Jackson v. City & Cnty. of San Francisco

Summarized by:

  • Court: 9th Circuit Court of Appeals Archives
  • Area(s) of Law: Constitutional Law
  • Date Filed: 03-25-2014
  • Case #: 12-17803
  • Judge(s)/Court Below: Circuit Judge Ikuta for the Court; Circuit Judges Nelson and M. Smith
  • Full Text Opinion

When governmental action does not create a substantial burden on Second Amendment rights, intermediate scrutiny may be applied in determining the constitutionality of regulations that limit the sale of hollow-point ammunition and requiring safe storage of firearms when not being carried on the person.

Espanola Jackson and others who were plaintiffs in this action brought suit against the City and County of San Francisco challenging the constitutionality of Police Code sections 4512 and 613.10(g) under the Second Amendment. Jackson filed a motion for preliminary injunction, which was denied by the district court. On appeal Jackson argues that the district court was wrong to deny her preliminary injunction because both sections of the Police Code violate her Second Amendment Rights. The Ninth Circuit held that when a government action does not create a substantial burden on Second Amendment rights, such as here when the regulation at issue allows for other channels of self-defense, intermediate scrutiny may be applied. Applying intermediate scrutiny to the challenged statutes, the court found Police Code section 4512 constitutional.

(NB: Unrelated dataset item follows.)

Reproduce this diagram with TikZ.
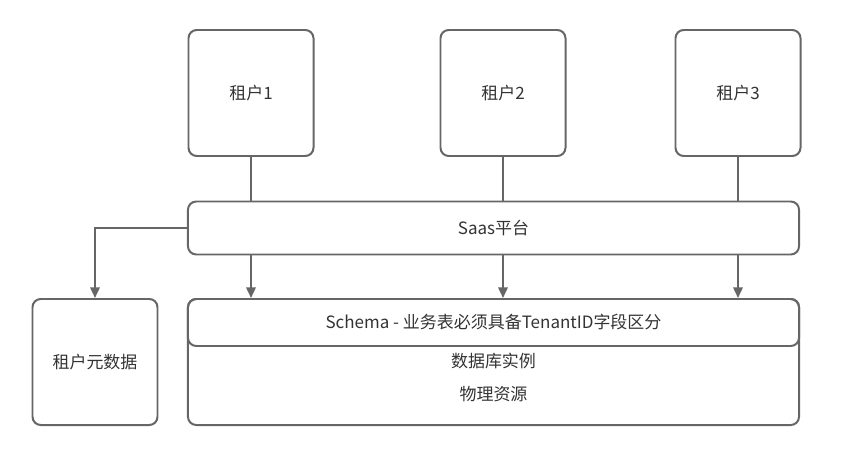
\documentclass[tikz,border=0pt]{standalone}
\usepackage{fontspec}
\setmainfont{Noto Sans CJK SC}
\usetikzlibrary{arrows.meta}
\definecolor{linegray}{HTML}{666666}
\definecolor{textgray}{HTML}{333333}

\begin{document}
\begin{tikzpicture}[x=0.03cm,y=-0.03cm,
	box/.style={draw=linegray, line width=1.7pt, rounded corners=7pt, text=textgray, font=\fontsize{14.5}{17}\selectfont},
	lbl/.style={text=textgray, font=\fontsize{14.5}{17}\selectfont},
	>={Triangle[length=9pt,width=8pt]}]
\useasboundingbox (0,0) rectangle (859,451);
\foreach \i/\x in {1/251,2/503,3/738}{
	\node[box, minimum width=3.75cm, minimum height=3.78cm] (t\i) at (\x,93) {租户\i};
	}
\node[box, minimum width=18.33cm, minimum height=1.59cm] (saas) at (493.5,228) {Saas平台};
\node[box, minimum width=18.33cm, minimum height=3.78cm] (db) at (493.5,362) {};
\node[box, minimum width=18.33cm, minimum height=1.41cm] (schema) at (493.5,322.5) {Schema - 业务表必须具备TenantID字段区分};
\node[lbl] (inst) at (493.5,361) {数据库实例};
\node[lbl] (res) at (493.5,394) {物理资源};
\node[box, minimum width=3.75cm, minimum height=3.78cm] (meta) at (95,362) {租户元数据};
\foreach \i in {1,2,3}{
	\draw[linegray, line width=1.7pt] (t\i.south) -- (t\i.south |- saas.north);
	\draw[linegray, line width=1.7pt, ->] (t\i.south |- saas.south) -- (t\i.south |- db.north);
	}
\draw[linegray, line width=1.7pt, ->] (saas.west) -| (meta.north);
\end{tikzpicture}
\end{document}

Section 4512 is constitutional under the Second Amendment because while it does impose a burden on core Second Amendment rights, it does not create a substantial burden in that the regulation does not prevent an individual from possessing a firearm in the home while still allowing San Francisco’s interest be met in lowering firearm-related deaths. Section 613.10(g) was upheld as constitutional in that it does not regulate conduct that falls within the purview of the Second Amendment nor creates a burden on those rights, and the section reasonably allows San Francisco to meet its goal of dropping the lethality of ammunition. AFFIRMED.